By Diana Smith / @mulberrybush
All governments have it – a fatal flaw which will bring about their decline. In the case of this government it is something that has been apparent to all close observers from the start.
The government’s fatal flaw is their relationship with the media. It was their successful manipulation of the media which gave the Conservative Party the largest numbers of seats at the election, it is the relationship with the media which is leading the government to making some seriously bad political decisions, and it will be the relationship with the media that will bring about the fatal loss of public trust.
During the year leading up to the election I watched the way in which the media was used to manipulate public opinion. We had a series of moral panics headed by the right-wing press aimed at demonising sections of the community and pointing to real or imagined failings by public services under labour. These were all stories aimed at making the case for “change”.
In many of these cases it was quite clear that the facts had been distorted, and I think that most people, including myself, thought that we were just seeing a cynical use of the media for electoral purposes. I could not personally believe that the Conservative politicians actually believed the points they were putting forward. Now I think differently.
Many of these moral panic stories are based on “outliers” or extreme and unrepresentative cases, which may be more or less well founded.
As examples.
· The current fuss about housing benefit, which is being used as a justification for extreme policies that could see many thousands of people forced from their homes, is a tiny number of cases in London, where large families in properties with exceptionally high rents have clocked up unusually high housing benefit bills.
· Midstaffs Foundation Trust, where misreporting of the misinterpretation of some complex statistical material, combined with carefully orchestrated anecdotal material, has been used as the justification for scrapping NHS targets, and doing away with PCTs and SHAs.
· Blatant misuse of crime figures, for which the government has twice been publically rebuked, has also been used as justification for attacking the way in which the police service has been run.

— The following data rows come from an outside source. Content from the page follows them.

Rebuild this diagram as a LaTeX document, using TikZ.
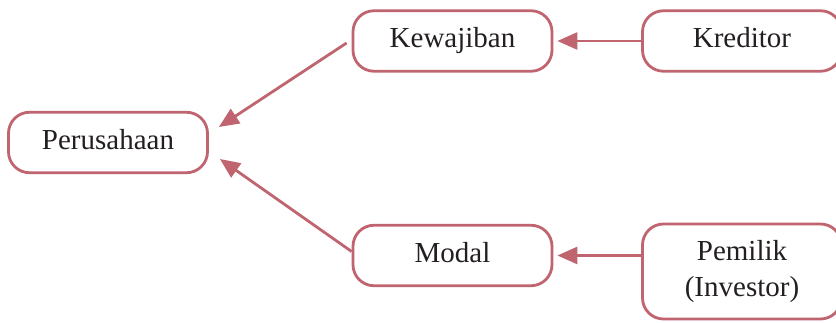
\documentclass[tikz,border=0pt]{standalone}
\usepackage{fontspec}
\setmainfont{Liberation Serif}
\usetikzlibrary{arrows.meta}
\definecolor{rose}{RGB}{192,100,112}
\definecolor{ink}{RGB}{35,31,32}
\begin{document}
\begin{tikzpicture}[x=1pt, y=1pt,
		box/.style={draw=rose, line width=2.8pt, rounded corners=21pt, minimum width=199pt, minimum height=60.5pt, text=ink, align=center, text height=20pt, text depth=6pt, font=\fontsize{29}{36}\selectfont},
		link/.style={draw=rose, line width=2.8pt, -{Triangle[length=20pt, width=17pt]}}]
				\useasboundingbox (0, 0) rectangle (836, 323);

				\node (Perusahaan) [box] at (108, 180.5) {Perusahaan};
				\node (Kewajiban) [box] at (452.5, 282) {Kewajiban};
				\node (Kreditor) [box] at (742, 282) {Kreditor};
				\node (Modal) [box] at (452.5, 67.5) {Modal};
				\node (Pemilik) [box, minimum height=95pt, text height=, text depth=] at (742, 51.5) {Pemilik\\(Investor)};

				\draw [link, shorten >=4pt] (Kreditor.west) -- (Kewajiban.east);
				\draw [link] ([shift={(-5pt, -2pt)}]Kewajiban.west) -- ([shift={(10pt, 15.5pt)}]Perusahaan.east);
				\draw [link] ([yshift=4pt]Modal.west) -- ([shift={(11pt, -16.5pt)}]Perusahaan.east);
				\draw [link, shorten >=4pt] (Pemilik.west |- Modal.east) -- (Modal.east);
			\end{tikzpicture}
\end{document}
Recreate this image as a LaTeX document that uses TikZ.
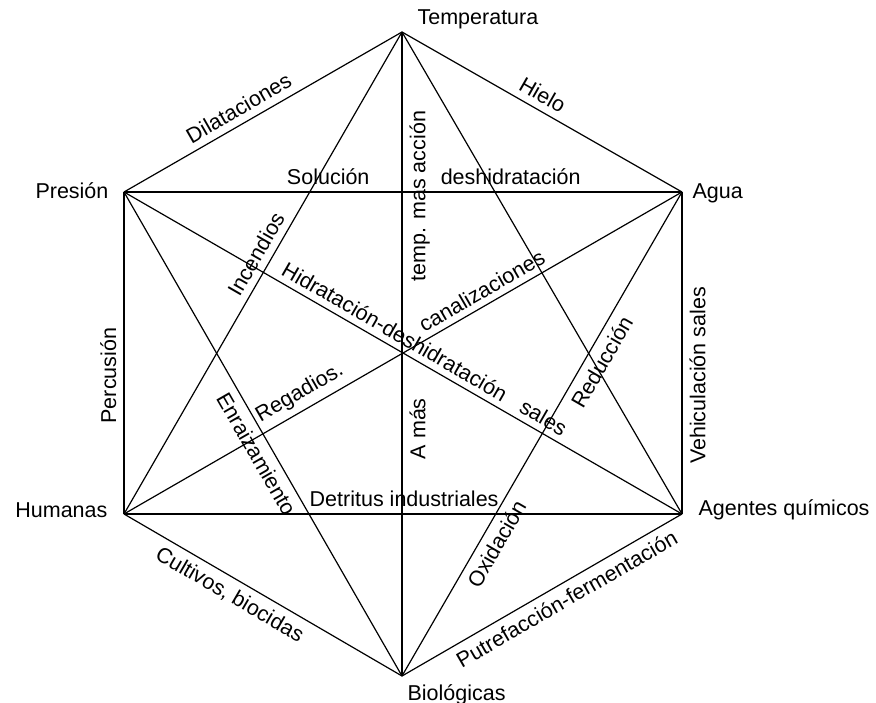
\documentclass[tikz,border=0pt]{standalone}
\usepackage{fontspec}
\setmainfont{Liberation Sans}

\begin{document}
\begin{tikzpicture}[x=1pt,y=-1pt,line width=1.2pt,
  factor/.style={inner sep=0pt,font=\fontsize{21.5}{26}\selectfont},
  effect/.style={sloped,inner sep=2pt,font=\fontsize{21.5}{26}\selectfont}]
\useasboundingbox (0,0) rectangle (876,703);
% corners of the hexagon
\coordinate (T) at (402,32);
\coordinate (A) at (682,192);
\coordinate (Q) at (682,514);
\coordinate (B) at (402,676);
\coordinate (H) at (124,514);
\coordinate (P) at (124,192);
% names of the corners
\node[factor,anchor=base west] (temp) at (417,25) {Temperatura};
\node[factor,anchor=base west] (agua) at (692,199) {Agua};
\node[factor,anchor=base west] (quim) at (698,515) {Agentes químicos};
\node[factor,anchor=base west] (bio) at (407,700) {Biológicas};
\node[factor,anchor=base east] (hum) at (108,517) {Humanas};
\node[factor,anchor=base east] (pres) at (109,199) {Presión};
% sides of the hexagon
\path (P) edge node[effect,above=5pt,pos=.44] {Dilataciones} (T);
\path (T) edge node[effect,above=5pt,pos=.475] {Hielo} (A);
\path (Q) edge node[effect,below=5pt,pos=.43] {Vehiculación sales} (A);
\path (B) edge node[effect,below=5pt,pos=.56] {Putrefacción-fermentación} (Q);
\path (H) edge node[effect,below=5pt,pos=.41] {Cultivos, biocidas} (B);
\path (H) edge node[effect,above=5pt,pos=.43] {Percusión} (P);
% the long diagonals
\path (B) edge node[effect,below=5pt,pos=.384] {A más}
  node[effect,below=5pt,pos=.745] {temp. mas acción} (T);
\path (P) edge node[effect,above=4pt,pos=.526] {Hidratación-deshidratación\hspace{.6em} sales} (Q);
\path (H) edge node[effect,above=4pt,pos=.33] {Regadios.}
  node[effect,above=4pt,pos=.654] {canalizaciones} (A);
% the two triangles
\path (P) edge node[effect,above=5pt,pos=.366] {Solución}
  node[effect,above=5pt,pos=.693] {deshidratación} (A);
\path (H) edge node[effect,above=5pt,pos=.502] {Detritus industriales} (Q);
\path (H) edge node[effect,above=5pt,pos=.523] {Incendios} (T);
\path (P) edge node[effect,below=5pt,pos=.525] {Enraizamiento} (B);
\path (B) edge node[effect,below=5pt,pos=.289] {Oxidación}
  node[effect,below=5pt,pos=.665] {Reducción} (A);
\path (T) edge (Q);
\end{tikzpicture}
\end{document}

· The Audit commission, which plays a valuable role in making government at all levels accountable, has been scrapped after the service was demonised in the press using false charges.
The reason why I now think that Conservative politicians have been more deeply influenced by some of these misleading cases, and by media reaction than I first thought, comes across through tell tale quotes and actions.

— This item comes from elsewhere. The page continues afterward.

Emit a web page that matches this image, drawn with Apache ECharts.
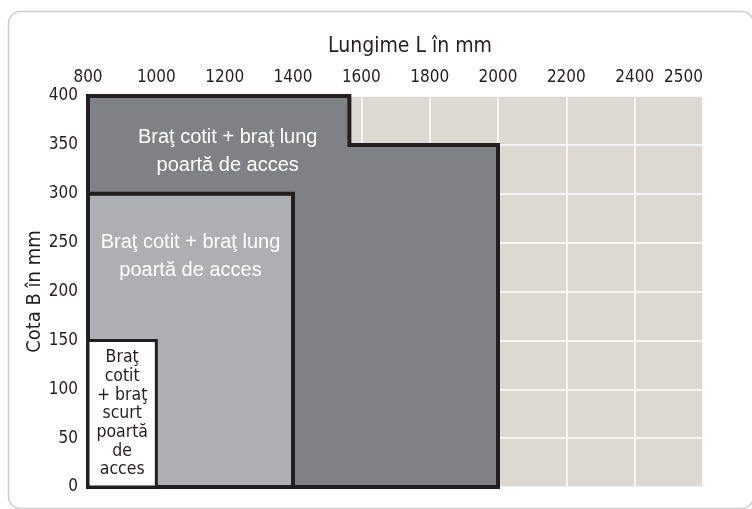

With the announcement of the spending review, the chancellor pointed to welfare reforms and said that the public had shown they wanted action to be taken. So we have a situation where stories are encouraged politically through the right-wing press, they influence political opinion, and the government then feels the need to act on the public opinion thus created.
The day after the spending review, George Osborne appeared on the Today Programme to talk about the proposals. He was very upset that the BBC had not given sufficient prominence to the letter published by a number of prominent businessmen, endorsing the government’s actions on the economy. This letter, which had been orchestrated by Conservative Party supporters, had formed an essential part of the government’s plan to give their proposals credibility, and George Osborne was clearly seeing the BBC’s failure to give it the prominence he would have liked as an indication of the BBC acting in a partisan manner. He clearly did not consider the possibility that the BBC might have seen through it.
When David Cameron appeared in Europe for what was in his description “a spectacular success” we had the extraordinary picture of him piling out of his car, all fired up, delivering his sound bite to the press there ready to receive him, before power-walking into the parliament. Apparently the “grid” called for a media success on that day and he was there ready to perform. On this occasion the press weren’ impressed, and clearly do not buy his version of events.
The end of the honeymoon is upon us, The media are clearly coming round to the view that they are being “spun” and are much more resistant to the process.
These are young men. They have had the kind of backgrounds where they are not used to failure, or disapproval. They have made their plans, and we are now at the point where the plans are coming off the sheets of paper, and are getting translated into real actions with real consequences. They are being challenged, increasingly forcefully, from a range of different directions. I think they may genuinely be struggling to recognise that things are not necessarily true because they believe them to be that way.
They are about to be tested. I believe that things frequently happen in less than obvious ways, and that there is an element of naïve idealism within the mix that makes up the government, which may yet have a positive role to play. This means opening up to the full possibilities of a coalition, wider than the formal coalition between Conservatives and Lib Dems, accepting as Nick Clegg says that no one won the election, and actively seeking cross party co-operation on the range of difficult, urgent and long term problems that need action now.